_What the exercise asks:_
Up to and including the line that contains "null, -6, null];", repeat each line of the data exactly, starting from the first.

_Information shown:_
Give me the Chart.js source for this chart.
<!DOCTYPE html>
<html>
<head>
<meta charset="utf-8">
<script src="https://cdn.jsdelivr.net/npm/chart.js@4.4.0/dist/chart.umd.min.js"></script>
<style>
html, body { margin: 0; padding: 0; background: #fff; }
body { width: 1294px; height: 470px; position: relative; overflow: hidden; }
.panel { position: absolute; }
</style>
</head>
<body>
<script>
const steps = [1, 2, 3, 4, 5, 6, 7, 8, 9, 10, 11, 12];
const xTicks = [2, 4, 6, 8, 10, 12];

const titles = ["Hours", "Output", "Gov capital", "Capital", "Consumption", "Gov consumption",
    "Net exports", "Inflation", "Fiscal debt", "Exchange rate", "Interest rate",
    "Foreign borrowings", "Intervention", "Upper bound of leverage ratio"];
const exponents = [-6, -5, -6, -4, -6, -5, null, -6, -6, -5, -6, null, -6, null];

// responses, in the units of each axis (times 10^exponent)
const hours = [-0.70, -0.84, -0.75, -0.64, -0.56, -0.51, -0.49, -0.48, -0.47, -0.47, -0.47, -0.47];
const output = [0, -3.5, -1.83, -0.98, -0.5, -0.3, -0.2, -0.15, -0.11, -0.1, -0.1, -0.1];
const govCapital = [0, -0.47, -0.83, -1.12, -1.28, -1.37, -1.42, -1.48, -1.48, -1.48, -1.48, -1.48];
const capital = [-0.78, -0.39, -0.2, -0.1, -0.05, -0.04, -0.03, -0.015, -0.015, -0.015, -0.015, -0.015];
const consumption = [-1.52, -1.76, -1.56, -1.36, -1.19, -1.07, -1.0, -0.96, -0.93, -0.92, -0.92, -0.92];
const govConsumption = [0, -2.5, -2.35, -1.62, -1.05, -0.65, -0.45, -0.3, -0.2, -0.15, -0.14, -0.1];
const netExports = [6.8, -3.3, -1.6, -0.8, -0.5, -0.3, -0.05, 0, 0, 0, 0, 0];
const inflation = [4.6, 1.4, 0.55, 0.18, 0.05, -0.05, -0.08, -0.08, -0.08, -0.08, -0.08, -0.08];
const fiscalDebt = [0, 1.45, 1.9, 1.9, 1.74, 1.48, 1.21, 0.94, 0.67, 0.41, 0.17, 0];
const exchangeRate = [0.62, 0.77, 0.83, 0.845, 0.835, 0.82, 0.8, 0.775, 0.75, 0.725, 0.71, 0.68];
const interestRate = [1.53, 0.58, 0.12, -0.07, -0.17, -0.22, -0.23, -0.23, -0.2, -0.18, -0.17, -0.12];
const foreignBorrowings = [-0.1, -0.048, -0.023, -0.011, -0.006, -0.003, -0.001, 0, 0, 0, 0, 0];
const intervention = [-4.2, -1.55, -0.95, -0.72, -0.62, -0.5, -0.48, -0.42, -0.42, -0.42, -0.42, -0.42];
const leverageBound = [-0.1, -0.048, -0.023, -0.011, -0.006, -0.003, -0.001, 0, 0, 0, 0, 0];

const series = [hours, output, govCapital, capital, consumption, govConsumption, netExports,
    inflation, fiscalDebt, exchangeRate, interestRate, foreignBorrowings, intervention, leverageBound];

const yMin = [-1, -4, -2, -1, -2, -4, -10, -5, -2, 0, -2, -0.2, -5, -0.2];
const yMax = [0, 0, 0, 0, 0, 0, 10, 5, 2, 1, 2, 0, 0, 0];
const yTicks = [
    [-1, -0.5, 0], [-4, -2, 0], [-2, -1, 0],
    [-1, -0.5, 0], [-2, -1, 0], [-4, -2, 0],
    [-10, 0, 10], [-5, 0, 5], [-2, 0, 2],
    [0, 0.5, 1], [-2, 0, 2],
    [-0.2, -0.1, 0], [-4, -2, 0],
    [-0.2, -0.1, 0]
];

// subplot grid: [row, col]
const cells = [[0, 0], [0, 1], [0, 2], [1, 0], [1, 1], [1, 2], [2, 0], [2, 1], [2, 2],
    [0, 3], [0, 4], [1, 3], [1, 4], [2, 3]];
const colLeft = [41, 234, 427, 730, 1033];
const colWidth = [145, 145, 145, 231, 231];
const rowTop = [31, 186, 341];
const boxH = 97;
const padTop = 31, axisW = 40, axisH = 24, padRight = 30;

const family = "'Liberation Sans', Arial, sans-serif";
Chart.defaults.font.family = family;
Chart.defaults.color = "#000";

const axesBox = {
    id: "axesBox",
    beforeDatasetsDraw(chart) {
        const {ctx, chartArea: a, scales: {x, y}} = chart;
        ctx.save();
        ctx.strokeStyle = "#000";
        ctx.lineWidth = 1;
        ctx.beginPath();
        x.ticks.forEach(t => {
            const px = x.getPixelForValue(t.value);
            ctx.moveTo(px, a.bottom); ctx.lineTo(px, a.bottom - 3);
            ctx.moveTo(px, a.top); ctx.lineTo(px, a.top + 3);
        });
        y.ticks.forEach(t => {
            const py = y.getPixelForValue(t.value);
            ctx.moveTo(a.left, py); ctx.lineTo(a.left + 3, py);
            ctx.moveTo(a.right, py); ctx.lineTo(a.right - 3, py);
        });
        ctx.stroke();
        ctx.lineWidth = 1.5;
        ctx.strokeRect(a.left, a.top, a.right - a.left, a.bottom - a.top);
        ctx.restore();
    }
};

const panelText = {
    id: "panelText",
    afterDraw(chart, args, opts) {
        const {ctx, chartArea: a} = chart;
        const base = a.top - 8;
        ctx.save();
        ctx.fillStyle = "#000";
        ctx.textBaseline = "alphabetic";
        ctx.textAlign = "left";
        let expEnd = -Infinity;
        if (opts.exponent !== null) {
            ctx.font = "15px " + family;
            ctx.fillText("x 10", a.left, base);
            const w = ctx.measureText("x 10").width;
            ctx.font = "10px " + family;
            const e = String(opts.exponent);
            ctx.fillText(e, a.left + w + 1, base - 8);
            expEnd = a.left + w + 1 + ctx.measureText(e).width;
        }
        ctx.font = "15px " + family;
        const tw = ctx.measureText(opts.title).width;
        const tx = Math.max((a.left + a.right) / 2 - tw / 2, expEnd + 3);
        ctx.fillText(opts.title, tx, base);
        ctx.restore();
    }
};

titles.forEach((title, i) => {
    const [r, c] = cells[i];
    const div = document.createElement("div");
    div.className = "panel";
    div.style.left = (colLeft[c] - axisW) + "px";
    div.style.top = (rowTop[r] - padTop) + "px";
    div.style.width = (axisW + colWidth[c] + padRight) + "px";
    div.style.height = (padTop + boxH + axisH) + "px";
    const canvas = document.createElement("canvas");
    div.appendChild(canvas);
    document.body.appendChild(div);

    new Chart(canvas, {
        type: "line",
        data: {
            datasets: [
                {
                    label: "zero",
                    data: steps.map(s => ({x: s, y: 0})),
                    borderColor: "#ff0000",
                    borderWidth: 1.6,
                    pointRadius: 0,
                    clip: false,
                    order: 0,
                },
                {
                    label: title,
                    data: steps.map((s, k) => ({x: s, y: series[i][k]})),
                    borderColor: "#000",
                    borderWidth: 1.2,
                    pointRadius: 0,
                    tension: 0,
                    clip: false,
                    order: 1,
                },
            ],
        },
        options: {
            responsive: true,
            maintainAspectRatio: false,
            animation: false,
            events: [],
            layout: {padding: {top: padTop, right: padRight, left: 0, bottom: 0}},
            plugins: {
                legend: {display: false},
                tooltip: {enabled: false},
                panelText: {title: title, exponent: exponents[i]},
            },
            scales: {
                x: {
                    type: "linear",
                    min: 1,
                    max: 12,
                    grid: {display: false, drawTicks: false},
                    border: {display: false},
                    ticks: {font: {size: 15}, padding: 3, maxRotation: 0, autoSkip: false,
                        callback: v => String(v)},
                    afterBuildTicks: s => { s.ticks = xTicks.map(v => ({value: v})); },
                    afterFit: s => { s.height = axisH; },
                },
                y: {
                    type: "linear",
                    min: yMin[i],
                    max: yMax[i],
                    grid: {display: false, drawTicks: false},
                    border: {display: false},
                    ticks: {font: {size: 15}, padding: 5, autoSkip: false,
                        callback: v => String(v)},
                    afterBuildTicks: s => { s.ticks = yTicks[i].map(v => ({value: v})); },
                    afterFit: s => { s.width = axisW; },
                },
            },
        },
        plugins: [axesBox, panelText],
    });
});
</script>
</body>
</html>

_Response for this exercise:_
Give me the Chart.js source for this chart.
<!DOCTYPE html>
<html>
<head>
<meta charset="utf-8">
<script src="https://cdn.jsdelivr.net/npm/chart.js@4.4.0/dist/chart.umd.min.js"></script>
<style>
html, body { margin: 0; padding: 0; background: #fff; }
body { width: 1294px; height: 470px; position: relative; overflow: hidden; }
.panel { position: absolute; }
</style>
</head>
<body>
<script>
const steps = [1, 2, 3, 4, 5, 6, 7, 8, 9, 10, 11, 12];
const xTicks = [2, 4, 6, 8, 10, 12];

const titles = ["Hours", "Output", "Gov capital", "Capital", "Consumption", "Gov consumption",
    "Net exports", "Inflation", "Fiscal debt", "Exchange rate", "Interest rate",
    "Foreign borrowings", "Intervention", "Upper bound of leverage ratio"];
const exponents = [-6, -5, -6, -4, -6, -5, null, -6, -6, -5, -6, null, -6, null];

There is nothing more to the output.